Contexte historique de la colonie de lépreux

Au cœur de l’histoire de la Colonie de Lépreux à Hawaï se trouve une combinaison tragique de maladie, de politique et de géographie. La lèpre — aujourd’hui appelée maladie de Hansen, du nom du médecin norvégien qui identifia l’agent responsable en 1873 — existe depuis des millénaires, avec des traces remontant à environ 2000 av. J.-C. Jusqu’aux années 1940, la maladie restait souvent une condamnation lente et irréversible, et être malade pouvait être assimilé à un crime social.
La lèpre fit son apparition à Hawaï dès 1823, sans certitude sur son mode d’introduction : certains évoquent des travailleurs étrangers, d’autres un roi hawaïen de retour d’un voyage. Face à la propagation, les autorités instituèrent en 1865 l’exil forcé et à vie vers Kalaupapa, sur l’île de Molokai, afin d’isoler les malades. Selon l’ouvrage Kalaupapa: A Collective Memory d’Anwei Skinsnes Law, début juin 1866, 87 personnes furent envoyées à Kalawao, petit établissement de la péninsule de Kalaupapa; au fil du temps, quelque 8 000 personnes y vécèrent.
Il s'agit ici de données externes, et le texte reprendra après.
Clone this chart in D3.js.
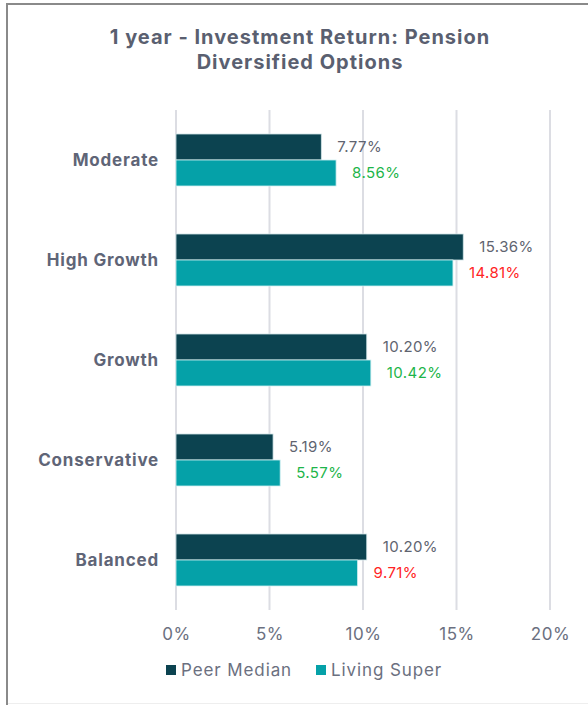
<!DOCTYPE html>
<html>
<head>
<meta charset="utf-8">
<script src="https://cdn.jsdelivr.net/npm/d3@7"></script>
<style>
  body { margin: 0; background: #fff; }
  .chart text { font-family: Inter, "Open Sans", sans-serif; }
</style>
</head>
<body>
<div class="chart"></div>
<script>
// Data
var categories = ["Moderate", "High Growth", "Growth", "Conservative", "Balanced"];
var peerMedian = [7.77, 15.36, 10.20, 5.19, 10.20];
var livingSuper = [8.56, 14.81, 10.42, 5.57, 9.71];
var xTicks = [0, 5, 10, 15, 20];
var seriesNames = ["Peer Median", "Living Super"];

var svgWidth = 588;
var svgHeight = 705;

var margin = { top: 110, left: 176, right: 38, bottom: 95 };

var svg = d3.select(".chart")
    .append("svg")
    .attr("width", svgWidth)
    .attr("height", svgHeight);

// frame (left and top edges visible, bottom faint)
svg.append("rect")
    .attr("x", 7)
    .attr("y", 4)
    .attr("width", 620)
    .attr("height", 740)
    .attr("fill", "none")
    .attr("stroke", "#8a8a8a")
    .attr("stroke-width", 2);

svg.append("line")
    .attr("x1", 8).attr("x2", 588)
    .attr("y1", 703.5).attr("y2", 703.5)
    .attr("stroke", "#eeeeee");

// title
var title = svg.append("text")
    .attr("text-anchor", "middle")
    .attr("fill", "#5a5f70")
    .attr("font-size", "20px")
    .attr("font-weight", "bold")
    .attr("letter-spacing", "1px");
title.append("tspan").attr("x", 300).attr("y", 44).text("1 year - Investment Return: Pension");
title.append("tspan").attr("x", 300).attr("y", 69).text("Diversified Options");

var xScale = d3.scaleLinear()
    .domain([0, 20])
    .range([margin.left, svgWidth - margin.right]);

var yScale = d3.scaleBand()
    .domain(categories)
    .range([margin.top, svgHeight - margin.bottom])
    .paddingInner(0.48)
    .paddingOuter(0.24);

var inner = d3.scaleBand()
    .domain(seriesNames)
    .range([0, yScale.bandwidth()]);

// grid
svg.append("g")
    .selectAll("line")
    .data(xTicks)
    .enter()
    .append("line")
    .attr("x1", function(d) { return xScale(d); })
    .attr("x2", function(d) { return xScale(d); })
    .attr("y1", margin.top)
    .attr("y2", svgHeight - margin.bottom)
    .attr("stroke", "#dcdde3")
    .attr("stroke-width", 2);

// x axis labels
var bottomAxis = d3.axisBottom(xScale)
    .tickValues(xTicks)
    .tickFormat(function(d) { return d + "%"; })
    .tickSize(0)
    .tickPadding(18);

var xAxis = svg.append("g")
    .attr("transform", "translate(0," + (svgHeight - margin.bottom) + ")")
    .call(bottomAxis);
xAxis.select(".domain").remove();
xAxis.selectAll("text")
    .attr("font-size", "17px")
    .attr("letter-spacing", "0.5px")
    .attr("fill", "#6b7080");

// category labels
var leftAxis = d3.axisLeft(yScale).tickSize(0).tickPadding(17);
var yAxis = svg.append("g")
    .attr("transform", "translate(" + margin.left + ",1)")
    .call(leftAxis);
yAxis.select(".domain").remove();
yAxis.selectAll("text")
    .attr("font-size", "17px")
    .attr("font-weight", "bold")
    .attr("letter-spacing", "0.8px")
    .attr("fill", "#5f6577");

var colors = ["#0c4350", "#05a1a8"];
var rows = categories.map(function(c, i) {
    return { cat: c, peer: peerMedian[i], ls: livingSuper[i] };
});

// bars
var groups = svg.selectAll(".grp")
    .data(rows)
    .enter()
    .append("g")
    .attr("class", "grp")
    .attr("transform", function(d) { return "translate(0," + yScale(d.cat) + ")"; });

groups.append("rect")
    .attr("x", xScale(0))
    .attr("y", inner("Peer Median"))
    .attr("width", function(d) { return xScale(d.peer) - xScale(0); })
    .attr("height", inner.bandwidth())
    .attr("fill", colors[0])
    .attr("stroke", "#cfe3e6")
    .attr("stroke-width", 0.8);

groups.append("rect")
    .attr("x", xScale(0))
    .attr("y", inner("Living Super"))
    .attr("width", function(d) { return xScale(d.ls) - xScale(0); })
    .attr("height", inner.bandwidth())
    .attr("fill", colors[1])
    .attr("stroke", "#cfeff0")
    .attr("stroke-width", 0.8);

// value labels
groups.append("text")
    .attr("x", function(d) { return xScale(d.peer) + 16; })
    .attr("y", inner("Peer Median") + inner.bandwidth() / 2)
    .attr("dy", "0.35em")
    .attr("font-size", "15px")
    .attr("letter-spacing", "0.4px")
    .attr("fill", "#5f6470")
    .text(function(d) { return d.peer.toFixed(2) + "%"; });

groups.append("text")
    .attr("x", function(d) { return xScale(d.ls) + 16; })
    .attr("y", inner("Living Super") + inner.bandwidth() / 2)
    .attr("dy", "0.35em")
    .attr("font-size", "15px")
    .attr("letter-spacing", "0.4px")
    .attr("fill", function(d) { return d.ls >= d.peer ? "#1db54a" : "#ff2424"; })
    .text(function(d) { return d.ls.toFixed(2) + "%"; });

// legend
var legendX = [166, 316];
var legend = svg.selectAll(".leg")
    .data(seriesNames)
    .enter()
    .append("g")
    .attr("class", "leg")
    .attr("transform", function(d, i) { return "translate(" + legendX[i] + ",665)"; });

legend.append("rect")
    .attr("width", 10)
    .attr("height", 10)
    .attr("fill", function(d, i) { return colors[i]; });

legend.append("text")
    .attr("x", 15)
    .attr("y", 5)
    .attr("dy", "0.35em")
    .attr("font-size", "17px")
    .attr("letter-spacing", "0.9px")
    .attr("fill", "#6b7080")
    .text(function(d) { return d; });
</script>
</body>
</html>
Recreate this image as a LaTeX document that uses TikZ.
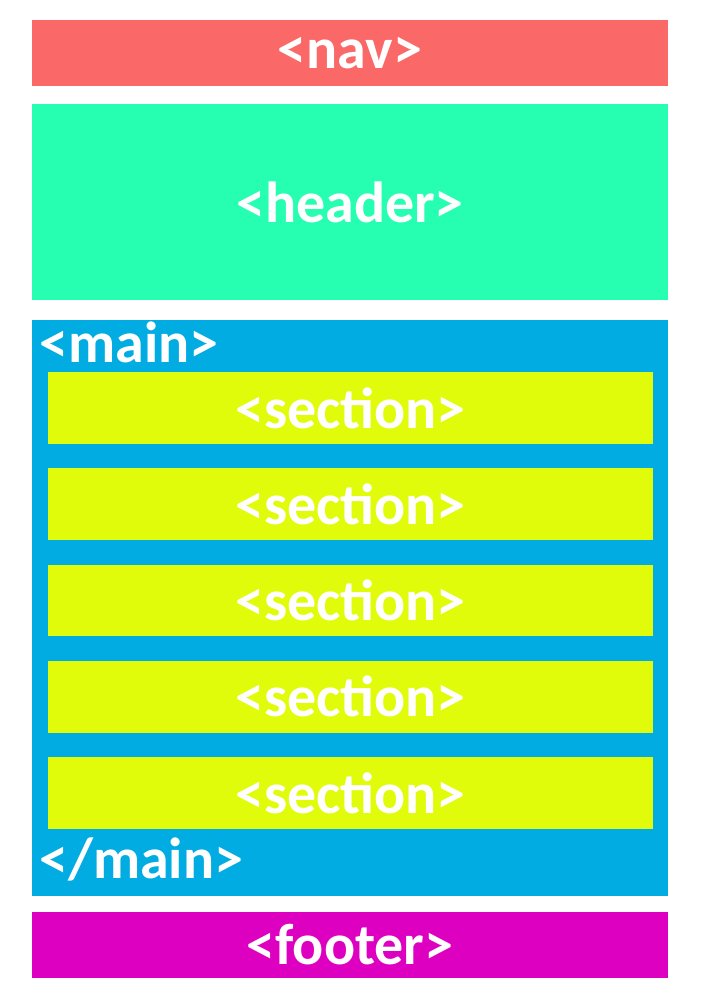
\documentclass[tikz,border=0pt]{standalone}
\usepackage{fontspec}
\setmainfont{Carlito}
\definecolor{navred}{RGB}{250,104,104}
\definecolor{headgreen}{RGB}{38,254,178}
\definecolor{mainblue}{RGB}{1,172,226}
\definecolor{secyellow}{RGB}{225,252,10}
\definecolor{footpink}{RGB}{222,0,192}
\tikzset{
  tagbox/.style={rectangle,inner sep=0pt,text=white,font=\bfseries\fontsize{33}{33}\selectfont},
  taglabel/.style={inner sep=0pt,text=white,font=\bfseries\fontsize{33}{33}\selectfont}
}

\begin{document}
\begin{tikzpicture}[x=0.02cm,y=-0.02cm]
\useasboundingbox[fill=white] (0,0) rectangle (700,1000);
\node[tagbox,fill=navred,minimum width=12.72cm,minimum height=1.32cm] (nav) at (350,53) {<nav>};
\node[tagbox,fill=headgreen,minimum width=12.72cm,minimum height=3.92cm] (header) at (350,202) {<header>};
\node[tagbox,fill=mainblue,minimum width=12.72cm,minimum height=11.52cm] (main) at (350,608) {};
\node[taglabel,anchor=base west] (mainopen) at (39,362) {<main>};
\foreach \i in {0,...,4}
  \node[tagbox,fill=secyellow,minimum width=12.1cm,minimum height=1.44cm] (sec\i) at (350.5,408+96.25*\i) {<section>};
\node[taglabel,anchor=base west] (mainclose) at (39,878) {</main>};
\node[tagbox,fill=footpink,minimum width=12.72cm,minimum height=1.32cm] (footer) at (350,945) {<footer>};
\end{tikzpicture}
\end{document}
- Accès difficile : la péninsule n’était accessible que par un sentier escarpé et par la mer, rendant l’isolement quasi absolu.
- Effet sur les familles : la culture hawaïenne profondément familiale conduisit souvent des proches en bonne santé à accompagner ou rejoindre les exilés.
- Évolution culturelle : la colonie développa sa propre organisation sociale et des intervenants extérieurs vinrent améliorer les conditions sanitaires.
Damien, la dévotion et la vulnérabilité génétique

Parmi ceux qui vinrent aider figure le père Damien de Veuster, prêtre catholique dont l’engagement envers les habitants de Kalaupapa est resté célèbre ; il contracta lui-même la maladie et en mourut. La sœur Marianne Cope est une autre figure notable de cette solidarité. Leur action contribua à façonner un environnement de soins et de dignité au sein de la colonie.
Ce n’est qu’en 2004 qu’une équipe de chercheurs canadiens démontra le rôle d’une prédisposition génétique dans la vulnérabilité à la maladie. Certaines populations hawaïennes, ainsi que des personnes d’origine française, semblent avoir été plus sensibles à l’infection, ce qui explique en partie l’ampleur du fléau dans l’archipel.
Lorsque des avancées médicales permirent d’arrêter puis de guérir la maladie, les lois d’isolement furent levées. Pourtant, beaucoup d’anciens résidents choisirent de rester, attachés à la communauté qu’ils avaient construite. Un petit nombre d’entre eux y vit encore aujourd’hui, comme le relate un reportage récent de CNN.